In partnership with Verso Books, and on the occasion of the launch of Reece Jones’s Violent Borders: Refugees and the Right to Move, the LA Forum presents a conversation about the history of the U.S./Mexico border and the militarization of border walls around the world. Reece Jones, an expert on international border security projects and a geographer at the University of Hawaii, will discuss his book with architect and Woodbury University professor Rene Peralta.

Saturday, October 15, 2016 at 4pm

Location:
Arcana: Books on the Arts
8675 Washington Blvd.
Culver City, CA 90232

Pricing / RSVP:
Free. RSVP here.

Jones’s Violent Borders breaks down the contradictions of living in a globalized world that limits the free movement of people.

The U.S./Mexico border, a major focus of Violent Borders, is a perfect example of the global hardening of borders. Over the past thirty years, many borders have been transformed into militarized security spaces through increased funding, deployments of additional border guards, and construction of walls and surveillance infrastructure. While two thirds of the border with Mexico remains unfenced, federal fences are products of the 2006 Secure Fence Act. Republican Presidential candidate Donald Trump’s call to build a wall on the remaining section of the border has been a major specter of the presidential election. Jones makes the case that borders are not the answer to our problems, and ends on a simple, yet important, idea: borders need not be a natural part of the human world.
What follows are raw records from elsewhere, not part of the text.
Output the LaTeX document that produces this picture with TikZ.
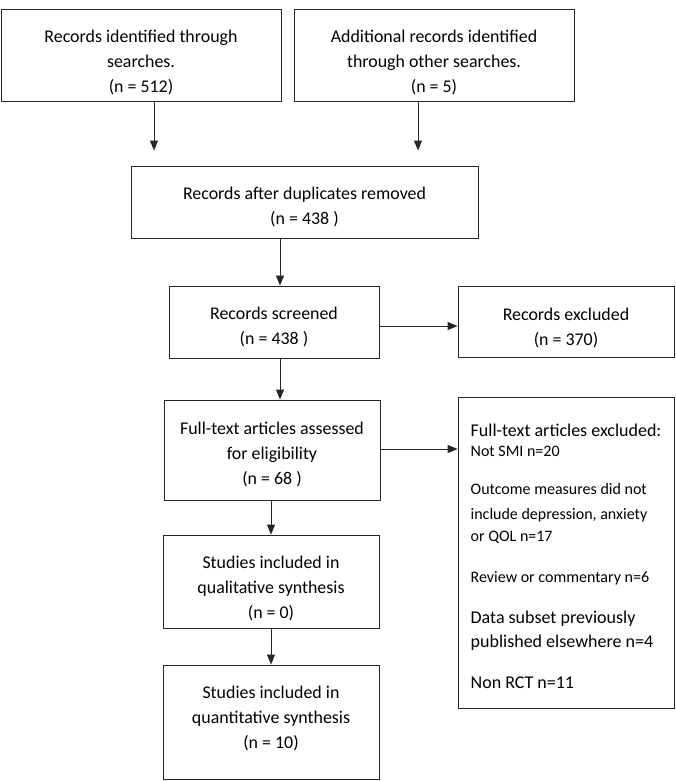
\documentclass[tikz,border=0pt]{standalone}
\usepackage{fontspec}
\setmainfont{Carlito}
\usetikzlibrary{positioning}
\usetikzlibrary{arrows.meta}
\tikzstyle{record} = [rectangle, minimum width=216pt, draw=black!85, line width=0.9pt, text centered, align=center, font=\fontsize{17.9}{25}\selectfont]
\tikzstyle{reasons} = [rectangle, minimum width=216pt, minimum height=311pt, draw=black!85, line width=0.9pt, align=left, font=\fontsize{18}{20}\selectfont]
\tikzstyle{arrow} = [line width=0.9pt, draw=black!85, -{Triangle[length=10pt,width=8pt]}]
\newcommand{\smalltxt}{\fontsize{16}{20}\selectfont}
\newcommand{\bigtxt}{\fontsize{18}{20}\selectfont}
\newcommand{\padtop}[1]{\rule{0pt}{#1}}
\newcommand{\padbot}[1]{\rule[-#1]{0pt}{#1}}

\begin{document}
\begin{tikzpicture}[node distance=120pt, x=1pt, y=-1pt]
        \useasboundingbox (0,0) rectangle (675,781);
        \node (search) [record, minimum width=280pt, minimum height=92pt] at (141,55) {\padtop{27pt}Records identified through\\ searches.\\ (n = 512)};
        \node (other) [record, minimum width=280pt, minimum height=92pt, right of=search, xshift=173pt] {\padtop{27pt}Additional records identified\\ through other searches.\\ (n = 5)};
        \node (dedup) [record, minimum width=347pt, minimum height=72pt, below of=search, xshift=163.5pt, yshift=-27pt] {\padtop{23pt}Records after duplicates removed\\ (n = 438 )};
        \node (screened) [record, minimum width=210pt, minimum height=72pt, below of=dedup, xshift=-30.5pt] {\padtop{23pt}Records screened\\ (n = 438 )};
        \node (excluded) [record, minimum height=71pt, right of=screened, xshift=172pt, yshift=0.5pt] {\padtop{25pt}Records excluded\\ (n = 370)};
        \node (fulltext) [record, minimum height=100pt, below of=screened, xshift=-2pt, yshift=-8pt] {\padtop{21pt}Full-text articles assessed\\ for eligibility\\ (n = 68 )};
        \node (ftexcluded) [reasons, right of=fulltext, xshift=174pt, yshift=-102.5pt] {\bigtxt\padtop{21pt}Full-text articles excluded:\\
            \smalltxt Not SMI n=20\\[18pt]
            \smalltxt Outcome measures did not\\[5pt]
            \smalltxt include depression, anxiety\\[2pt]
            \smalltxt or QOL n=17\\[21pt]
            \smalltxt Review or commentary n=6\\[21pt]
            \bigtxt Data subset previously\\[4pt]
            \bigtxt published elsewhere n=4\\[21pt]
            \bigtxt Non RCT n=11};
        \node (qual) [record, minimum height=93pt, below of=fulltext, xshift=-1pt, yshift=-11.5pt] {\padtop{27pt}Studies included in\\ qualitative synthesis\\ (n = 0)};
        \node (quant) [record, minimum height=114pt, below of=qual, yshift=-20.5pt] {Studies included in\\ quantitative synthesis\\ (n = 10)\padbot{8.5pt}};

        \draw [arrow, shorten >=15pt] ([xshift=13pt]search.south) -- ([xshift=13pt]search.south |- dedup.north);
        \draw [arrow, shorten >=15pt] ([xshift=-16pt]other.south) -- ([xshift=-16pt]other.south |- dedup.north);
        \draw [arrow] ([xshift=6pt]screened.north |- dedup.south) -- ([xshift=6pt]screened.north);
        \draw [arrow] ([yshift=-4pt]screened.east) -- ([yshift=-4pt]screened.east -| excluded.west);
        \draw [arrow] ([xshift=6pt]screened.south) -- ([xshift=6pt]screened.south |- fulltext.north);
        \draw [arrow] ([yshift=1pt]fulltext.east) -- ([yshift=1pt]fulltext.east -| ftexcluded.west);
        \draw [arrow] (qual.north |- fulltext.south) -- (qual.north);
        \draw [arrow] (qual) -- (quant);
    \end{tikzpicture}
\end{document}
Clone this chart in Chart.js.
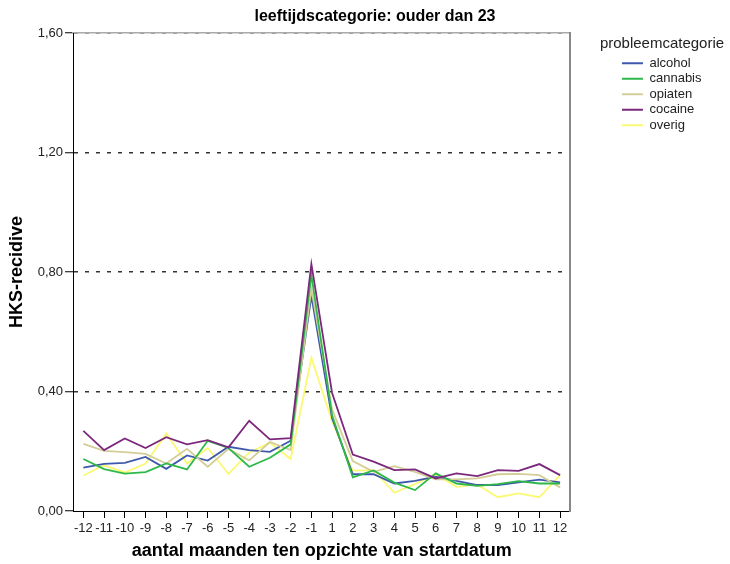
<!DOCTYPE html>
<html>
<head>
<meta charset="utf-8">
<script src="https://cdn.jsdelivr.net/npm/chart.js@4"></script>
<style>
    html, body { margin: 0; padding: 0; background: #fff; }
    #wrap { width: 730px; height: 564px; }
</style>
</head>
<body>
<div id="wrap"><canvas id="recidiveChart"></canvas></div>
<script>
// Data
const months = ['-12', '-11', '-10', '-9', '-8', '-7', '-6', '-5', '-4', '-3', '-2', '-1',
    '1', '2', '3', '4', '5', '6', '7', '8', '9', '10', '11', '12'];

const alcohol = [0.145, 0.158, 0.161, 0.181, 0.141, 0.186, 0.169, 0.215, 0.204, 0.198, 0.235, 0.720,
    0.310, 0.123, 0.123, 0.092, 0.101, 0.115, 0.101, 0.087, 0.087, 0.096, 0.105, 0.096];
const cannabis = [0.174, 0.140, 0.125, 0.130, 0.159, 0.139, 0.235, 0.211, 0.148, 0.178, 0.223, 0.790,
    0.320, 0.113, 0.136, 0.095, 0.070, 0.126, 0.092, 0.084, 0.090, 0.100, 0.092, 0.092];
const opiaten = [0.225, 0.201, 0.197, 0.191, 0.159, 0.208, 0.148, 0.208, 0.169, 0.231, 0.204, 0.744,
    0.340, 0.167, 0.131, 0.150, 0.131, 0.106, 0.106, 0.109, 0.123, 0.124, 0.120, 0.079];
const cocaine = [0.268, 0.204, 0.243, 0.211, 0.247, 0.223, 0.237, 0.213, 0.302, 0.240, 0.244, 0.827,
    0.395, 0.189, 0.165, 0.137, 0.139, 0.109, 0.126, 0.117, 0.137, 0.134, 0.157, 0.120];
const overig = [0.119, 0.153, 0.129, 0.159, 0.259, 0.159, 0.211, 0.124, 0.195, 0.229, 0.174, 0.513,
    0.300, 0.135, 0.137, 0.061, 0.090, 0.123, 0.081, 0.089, 0.046, 0.059, 0.046, 0.120];

const seriesNames = ['alcohol', 'cannabis', 'opiaten', 'cocaine', 'overig'];
const seriesColors = ['#3e58ac', '#2eb848', '#d3ce97', '#7c287d', '#fbf873'];

const chartTitle = 'leeftijdscategorie: ouder dan 23';
const legendTitle = 'probleemcategorie';
const fontFamily = "'Liberation Sans', Arial, sans-serif";

const makeDataset = function (label, values, color, order) {
    return {
        label: label,
        data: values,
        borderColor: color,
        backgroundColor: color,
        borderWidth: 1.8,
        pointRadius: 0,
        tension: 0,
        fill: false,
        order: order
    };
};

// Both titles stick out past their boxes in the original, so they are drawn by hand
const titlePlugin = {
    id: 'topTitle',
    afterDraw(chart) {
        const ctx = chart.ctx;
        ctx.save();
        ctx.textAlign = 'center';
        ctx.textBaseline = 'middle';
        ctx.font = 'bold 16px ' + fontFamily;
        ctx.fillStyle = '#000';
        ctx.fillText(chartTitle, 375, 17);
        ctx.font = '15px ' + fontFamily;
        ctx.fillStyle = '#222';
        ctx.fillText(legendTitle, 662, 44);
        ctx.restore();
    }
};

const chartElement = document.getElementById('recidiveChart');
const recidiveChart = new Chart(chartElement, {
    type: 'line',
    data: {
        labels: months,
        datasets: [
            makeDataset(seriesNames[0], alcohol, seriesColors[0], 4),
            makeDataset(seriesNames[1], cannabis, seriesColors[1], 2),
            makeDataset(seriesNames[2], opiaten, seriesColors[2], 3),
            makeDataset(seriesNames[3], cocaine, seriesColors[3], 1),
            makeDataset(seriesNames[4], overig, seriesColors[4], 5)
        ]
    },
    options: {
        responsive: true,
        maintainAspectRatio: false,
        animation: false,
        layout: {
            padding: { top: 33, right: 18.5, bottom: 0, left: 0 }
        },
        scales: {
            x: {
                type: 'category',
                offset: true,
                afterFit: function (scale) { scale.height = 53; },
                grid: {
                    display: true,
                    drawOnChartArea: false,
                    drawTicks: true,
                    tickLength: 7,
                    tickColor: '#000',
                    offset: false
                },
                border: { display: true, color: '#000', width: 1 },
                ticks: {
                    autoSkip: false,
                    maxRotation: 0,
                    padding: 3,
                    color: '#222',
                    font: { family: fontFamily, size: 13 }
                },
                title: {
                    display: true,
                    text: 'aantal maanden ten opzichte van startdatum',
                    color: '#000',
                    font: { family: fontFamily, size: 18, weight: 'bold' },
                    padding: { top: 0, bottom: 2 }
                }
            },
            // top frame line
            xt: {
                type: 'category',
                position: 'top',
                offset: true,
                afterFit: function (scale) { scale.height = 0; },
                grid: { display: false, drawTicks: false },
                border: { display: true, color: '#aaa', width: 1.5 },
                ticks: { display: false }
            },
            y: {
                min: 0,
                max: 1.6,
                afterFit: function (scale) { scale.width = 73; },
                grid: {
                    color: function (context) {
                        return context.tick && context.tick.value === 0 ? 'rgba(0,0,0,0)' : '#333';
                    },
                    lineWidth: 1.5,
                    drawTicks: true,
                    tickLength: 8,
                    tickColor: '#000',
                    tickWidth: 1
                },
                border: { display: true, color: '#000', width: 1, dash: [4, 7] },
                ticks: {
                    stepSize: 0.4,
                    padding: 2,
                    color: '#222',
                    font: { family: fontFamily, size: 13 },
                    callback: function (value) {
                        return value.toFixed(2).replace('.', ',');
                    }
                },
                title: {
                    display: true,
                    text: 'HKS-recidive',
                    color: '#000',
                    font: { family: fontFamily, size: 18, weight: 'bold' },
                    padding: { top: 6, bottom: 0 }
                }
            },
            // right-hand frame line, also keeps the legend clear of the plot
            yr: {
                position: 'right',
                min: 0,
                max: 1.6,
                afterFit: function (scale) { scale.width = 49; },
                grid: { display: false, drawTicks: false },
                border: { display: true, color: '#888', width: 2 },
                ticks: { display: false }
            }
        },
        plugins: {
            legend: {
                display: true,
                position: 'right',
                align: 'start',
                // empty title only reserves the space above the items
                title: {
                    display: true,
                    text: ' ',
                    color: 'rgba(0,0,0,0)',
                    font: { family: fontFamily, size: 15, lineHeight: 1.1 },
                    padding: { top: 3.5, bottom: 1.3 }
                },
                labels: {
                    boxWidth: 21,
                    boxHeight: 2,
                    padding: 2.5,
                    color: '#222',
                    font: { family: fontFamily, size: 13 },
                    generateLabels: function (chart) {
                        return chart.data.datasets.map(function (ds, i) {
                            return {
                                text: ds.label,
                                fillStyle: ds.borderColor,
                                strokeStyle: ds.borderColor,
                                fontColor: '#222',
                                lineWidth: 0,
                                hidden: false,
                                datasetIndex: i
                            };
                        });
                    }
                }
            },
            tooltip: { enabled: false }
        }
    },
    plugins: [titlePlugin]
});
</script>
</body>
</html>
Reece Jones is a Professor of Geography at the University of Hawaii in Manoa, and the author of Border Walls, published by Zed Books in 2013. Jones is an award-winning scholar and is often called on to comment on border crises by publications such as the New York Times. His work has also been featured in Time Magazine, the Economist and Vice

Rene Peralta is the co-founder of the Tijuana architectural firm Generica and the Director of the Architecture, Landscape + Urbanism program at the Woodbury University School of Architecture in San Diego. His recent work has been directed toward the research of social and cultural forms of urban border between the cities of Tijuana, Mexico and San Diego, California.